Formalised research ethics have not always been with us. At one time it was felt that ethical considerations could be left to experts and religions, without the need for regulation and legislation. Over the last hundred years this trust has all too often been shown to be misplaced, and high profile cases have shaped the research landscape we have today. This TARSK (things all researchers should know) covers one well known example.
The Tuskegee Syphilis Experiment ran from 1932 to 1972 in Tuskagee, Alabama, USA. The research started by recruiting 339 poor African-American men who had syphilis in 1932 (at a time when there was not any effective treatment) and followed their progress over the next forty years to see how the disease developed if left untreated.
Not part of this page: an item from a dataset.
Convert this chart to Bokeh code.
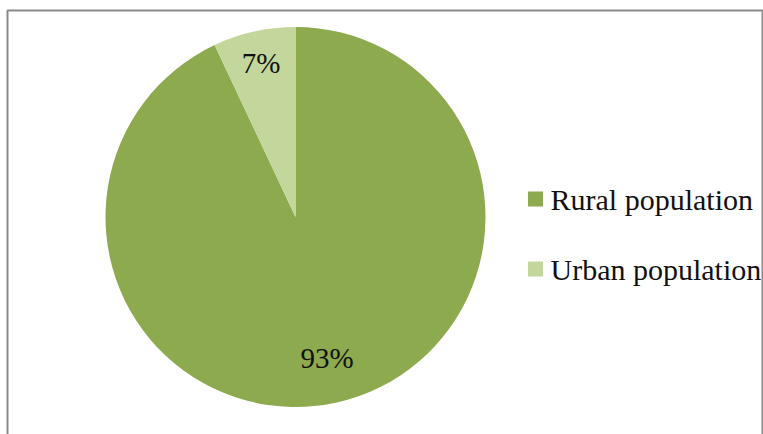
import math
from bokeh.plotting import figure
from bokeh.models import Range1d, ColumnDataSource
from bokeh.core.properties import value
from bokeh.embed import file_html
from bokeh.resources import INLINE

categories = ["Rural population", "Urban population"]
shares = [93, 7]
labels = ["93%", "7%"]
colors = ["#8DAA4E", "#C3D69B"]

W, H = 763, 434
cx, cy, R = 295, H - 216.5, 190

total = sum(shares)
starts, ends, lx, ly = [], [], [], []
acc = 0.0
fracs = [0.76, 0.83]
for s, f in zip(shares, fracs):
    a0 = math.pi / 2 - 2 * math.pi * acc / total
    a1 = math.pi / 2 - 2 * math.pi * (acc + s) / total
    starts.append(a0)
    ends.append(a1)
    mid = (a0 + a1) / 2
    lx.append(cx + f * R * math.cos(mid))
    ly.append(cy + f * R * math.sin(mid))
    acc += s

src = ColumnDataSource(dict(start=starts, end=ends, color=colors, lx=lx, ly=ly, label=labels))

p = figure(width=W, height=H, x_range=Range1d(0, W), y_range=Range1d(0, H),
           output_backend="svg", toolbar_location=None, min_border=0)
p.axis.visible = False
p.grid.visible = False
p.outline_line_color = None
p.background_fill_color = "white"

# chart border (partially cropped in reference)
p.quad(left=[7], right=[762], top=[H - 10], bottom=[-20], fill_color=None,
       line_color="#8a8a8a", line_width=2)

p.wedge(x=cx, y=cy, radius=R, start_angle="start", end_angle="end", direction="clock",
        fill_color="color", line_color=None, source=src)

p.text(x="lx", y="ly", text="label", source=src, text_align="center", text_baseline="middle",
       text_font=value("Liberation Serif"), text_font_size="29px", text_color="#111111")

# legend
leg_y = [H - 198.5, H - 268.5]
p.scatter(x=[535] * len(categories), y=leg_y, marker="square", size=15,
          fill_color=colors, line_color=None)
p.text(x=[550] * len(categories), y=leg_y, text=categories, text_align="left",
       text_baseline="middle", text_font=value("Liberation Serif"), text_font_size="30px",
       text_color="#111111")

open("out.html", "w").write(file_html(p, INLINE))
At the time the project started, in 1932, there is reason to believe that its aims were positive. For example, it seems the experiment was intended to highlight the need for treatment programmes.
However, the shortcomings were numerous and appalling:
1. The 339 men recruited were not told they had syphilis and consequently went on to infect many of their wives, which resulted in 19 of their children being born with congenital syphilis.
2. By 1947 penicillin had become the standard and effective treatment for syphilis, however many of the men were not treated, nor told of their disease and the options to end it.
3. Some of the men who were aware of penicillin were given placebos to enable their progress to be recorded.
4. After the Second World War, and the medical abuses associated with the Holocaust, the Nuremberg Code was adopted to protect research subjects, but nobody involved with this experiment or overseeing it (for example the CDC) seems to have made the connection that these new rules covered them.
Although the experiment was never ‘secret’, for example, plenty of papers were published, the public in general were not aware of it. The story was eventually leaked to the press by Peter Buxton, who had spent several years trying to get the programme closed down through the official channels (for example, in 1966 the Government’s CDC confirmed the need to continue the study until all the men were dead and had been autopsied). The story was carried by the Washington Start in July 1972 and the experiment was closed the same year.
In 1976 the historian James Jones interviewed John Heller, who had been the Director of the Venereal Disease unit of the PHS from 1943 to 1948, amongst Heller’s remarks were “The men's status did not warrant ethical debate. They were subjects, not patients; clinical material, not sick people.”
In 1974 the US Government passed the National Research Act and the creation of the National Commission for the Protection of Human Subjects of Biomedical and Behavioral Research helping ensure that such things could not happen in the future.
Research conducted in 1990 by Southern Christian Leadership Conference among African American churchgoers found that 34% thought AIDS was an artificial virus, 35% thought it a form of genocide, and 44% thought the Government were not telling the truth about AIDS. Many commentators have linked these beliefs to the loss of confidence created by the Tuskegee experiment.